The last time I go to a service, Pastor G is annoyed that I have not spoken to him for a few days. Though he keeps telling me I am a child of God, it seems he is not quite sure.
"You never call me," he said. For the second time he looks at me with suspicion, and says: "I don't know which spirit you came from.
"I don't know what brought you here."
When I told him, he said: "I knew you had come here for a reason, God told me. I still love you. If people want answers, tell them to phone God. He is the one who makes all these miracles."
Pastor G says it is written in the Bible that Christians have to give 10% and when I try to get him to address my other findings, he says: "Write whatever you have to write.
"The people will only read what God wants them to see."
The Daily Post has tried to contact Gilbert Deya at the church's London office, but he has not returned our calls.
The Gilbert Deya Ministries are being investigated by authorities in the UK and abroad over allegations of child trafficking.

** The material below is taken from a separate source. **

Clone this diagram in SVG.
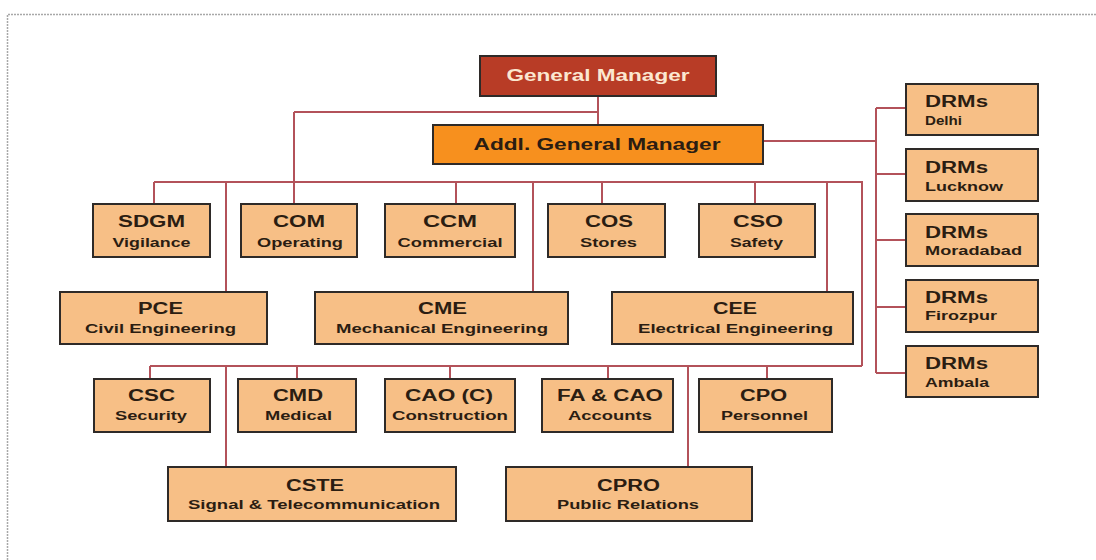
<svg xmlns="http://www.w3.org/2000/svg" width="1096" height="560" viewBox="0 0 1096 560">
<style>
.bg{fill:#ffffff}
.frame{stroke:#a8a8a8;stroke-width:1.5;stroke-dasharray:2 1;fill:none}
.box{fill:#f7bf86;stroke:#2e2a28;stroke-width:2}
.gm{fill:#b83c26;stroke:#2e2a28;stroke-width:2}
.agm{fill:#f7901e;stroke:#2e2a28;stroke-width:2}
.t{font-family:"Liberation Sans",Arial,sans-serif;font-weight:bold;fill:#2b1d12}
.ti{font-size:16px;text-anchor:middle}
.su{font-size:12.5px;text-anchor:middle}
.dt{font-size:16px}
.ds{font-size:12.5px}
.w{fill:#fbe7d0}
.c{stroke:#b3525a;stroke-width:2;fill:none}
</style>
<rect class="bg" x="0" y="0" width="1096" height="560"/>
<path class="frame" d="M7.5,560 V14.5 H1096"/>
<g id="connectors">
<path class="c" d="M598,96 V125 M294,112 H598 M294,112 V204"/>
<path class="c" d="M763,141 H876 M876,108 V373 M876,108 H906 M876,174 H906 M876,240 H906 M876,307 H906 M876,373 H906"/>
<path class="c" d="M154,182 H862 V366 M154,182 V204 M456,182 V204 M602,182 V204 M755,182 V204 M226,182 V292 M533,182 V292 M827,182 V292"/>
<path class="c" d="M150,366 H862 M150,366 V379 M297,366 V379 M450,366 V379 M608,366 V379 M767,366 V379 M226,366 V467 M688,366 V467"/>
</g>
<g id="gm"><rect class="gm" x="480" y="56" width="236" height="40"/><text class="t w" x="598" y="81" font-size="16.5" text-anchor="middle" textLength="183" lengthAdjust="spacingAndGlyphs">General Manager</text></g>
<g id="agm"><rect class="agm" x="433" y="125" width="330" height="39"/><text class="t" x="597" y="150" font-size="17" text-anchor="middle" textLength="247" lengthAdjust="spacingAndGlyphs">Addl. General Manager</text></g>

<g id="sdgm"><rect class="box" x="93" y="204" width="117" height="53"/><text class="t ti" x="151.5" y="227" textLength="67" lengthAdjust="spacingAndGlyphs">SDGM</text><text class="t su" x="151.5" y="247" textLength="78" lengthAdjust="spacingAndGlyphs">Vigilance</text></g>
<g id="com"><rect class="box" x="241" y="204" width="116" height="53"/><text class="t ti" x="299" y="227" textLength="52" lengthAdjust="spacingAndGlyphs">COM</text><text class="t su" x="300" y="247" textLength="86" lengthAdjust="spacingAndGlyphs">Operating</text></g>
<g id="ccm"><rect class="box" x="385" y="204" width="130" height="53"/><text class="t ti" x="450" y="227" textLength="54" lengthAdjust="spacingAndGlyphs">CCM</text><text class="t su" x="450" y="247" textLength="105" lengthAdjust="spacingAndGlyphs">Commercial</text></g>
<g id="cos"><rect class="box" x="548" y="204" width="117" height="53"/><text class="t ti" x="609" y="227" textLength="48" lengthAdjust="spacingAndGlyphs">COS</text><text class="t su" x="608.5" y="247" textLength="57" lengthAdjust="spacingAndGlyphs">Stores</text></g>
<g id="cso"><rect class="box" x="699" y="204" width="116" height="53"/><text class="t ti" x="758" y="227" textLength="50" lengthAdjust="spacingAndGlyphs">CSO</text><text class="t su" x="756.5" y="247" textLength="53" lengthAdjust="spacingAndGlyphs">Safety</text></g>

<g id="pce"><rect class="box" x="60" y="292" width="207" height="52"/><text class="t ti" x="160.5" y="314" textLength="45" lengthAdjust="spacingAndGlyphs">PCE</text><text class="t su" x="160.5" y="333" textLength="151" lengthAdjust="spacingAndGlyphs">Civil Engineering</text></g>
<g id="cme"><rect class="box" x="315" y="292" width="253" height="52"/><text class="t ti" x="442.5" y="314" textLength="49" lengthAdjust="spacingAndGlyphs">CME</text><text class="t su" x="442" y="333" textLength="212" lengthAdjust="spacingAndGlyphs">Mechanical Engineering</text></g>
<g id="cee"><rect class="box" x="612" y="292" width="241" height="52"/><text class="t ti" x="735" y="314" textLength="44" lengthAdjust="spacingAndGlyphs">CEE</text><text class="t su" x="735.5" y="333" textLength="195" lengthAdjust="spacingAndGlyphs">Electrical Engineering</text></g>

<g id="csc"><rect class="box" x="94" y="379" width="116" height="53"/><text class="t ti" x="151.5" y="401" textLength="47" lengthAdjust="spacingAndGlyphs">CSC</text><text class="t su" x="151" y="420" textLength="72" lengthAdjust="spacingAndGlyphs">Security</text></g>
<g id="cmd"><rect class="box" x="238" y="379" width="118" height="53"/><text class="t ti" x="298" y="401" textLength="50" lengthAdjust="spacingAndGlyphs">CMD</text><text class="t su" x="298.5" y="420" textLength="67" lengthAdjust="spacingAndGlyphs">Medical</text></g>
<g id="cao"><rect class="box" x="385" y="379" width="130" height="53"/><text class="t ti" x="449" y="401" textLength="88" lengthAdjust="spacingAndGlyphs">CAO (C)</text><text class="t su" x="450" y="420" textLength="116" lengthAdjust="spacingAndGlyphs">Construction</text></g>
<g id="fa"><rect class="box" x="542" y="379" width="131" height="53"/><text class="t ti" x="610" y="401" textLength="106" lengthAdjust="spacingAndGlyphs">FA &amp; CAO</text><text class="t su" x="610" y="420" textLength="84" lengthAdjust="spacingAndGlyphs">Accounts</text></g>
<g id="cpo"><rect class="box" x="699" y="379" width="133" height="53"/><text class="t ti" x="763.5" y="401" textLength="47" lengthAdjust="spacingAndGlyphs">CPO</text><text class="t su" x="764.5" y="420" textLength="87" lengthAdjust="spacingAndGlyphs">Personnel</text></g>

<g id="cste"><rect class="box" x="168" y="467" width="288" height="54"/><text class="t ti" x="315" y="491" textLength="58" lengthAdjust="spacingAndGlyphs">CSTE</text><text class="t su" x="314" y="509" textLength="252" lengthAdjust="spacingAndGlyphs">Signal &amp; Telecommunication</text></g>
<g id="cpro"><rect class="box" x="506" y="467" width="246" height="54"/><text class="t ti" x="628.5" y="491" textLength="63" lengthAdjust="spacingAndGlyphs">CPRO</text><text class="t su" x="628" y="509" textLength="142" lengthAdjust="spacingAndGlyphs">Public Relations</text></g>

<g id="drm-delhi"><rect class="box" x="906" y="84" width="132" height="51"/><text class="t dt" x="925" y="107" textLength="63" lengthAdjust="spacingAndGlyphs">DRMs</text><text class="t ds" x="925" y="125" textLength="37" lengthAdjust="spacingAndGlyphs">Delhi</text></g>
<g id="drm-lucknow"><rect class="box" x="906" y="149" width="132" height="52"/><text class="t dt" x="925" y="173" textLength="63" lengthAdjust="spacingAndGlyphs">DRMs</text><text class="t ds" x="925" y="191" textLength="78" lengthAdjust="spacingAndGlyphs">Lucknow</text></g>
<g id="drm-moradabad"><rect class="box" x="906" y="214" width="132" height="52"/><text class="t dt" x="925" y="238" textLength="63" lengthAdjust="spacingAndGlyphs">DRMs</text><text class="t ds" x="925" y="255" textLength="97" lengthAdjust="spacingAndGlyphs">Moradabad</text></g>
<g id="drm-firozpur"><rect class="box" x="906" y="280" width="132" height="52"/><text class="t dt" x="925" y="303" textLength="63" lengthAdjust="spacingAndGlyphs">DRMs</text><text class="t ds" x="925" y="320" textLength="72" lengthAdjust="spacingAndGlyphs">Firozpur</text></g>
<g id="drm-ambala"><rect class="box" x="906" y="346" width="132" height="51"/><text class="t dt" x="925" y="369" textLength="63" lengthAdjust="spacingAndGlyphs">DRMs</text><text class="t ds" x="925" y="387" textLength="64" lengthAdjust="spacingAndGlyphs">Ambala</text></g>
</svg>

Critics of the church say that Deya recruits infertile couples to the church, makes them believe the woman has become pregnant through the power of prayer, and then takes them to Kenya for a "miracle birth".
It is there that babies are stolen and taken back to the UK, passed off as the couple's own, it is alleged.
Self-styled archbishop Deya's wife Mary is facing trial in Kenya, accused of stealing a baby, which she denies.
A court in Nairobi heard that Mrs Deya claimed she gave birth outside an Odeon Cinema, but a Kenyan doctor said a clinical examination had shown that she had never given birth.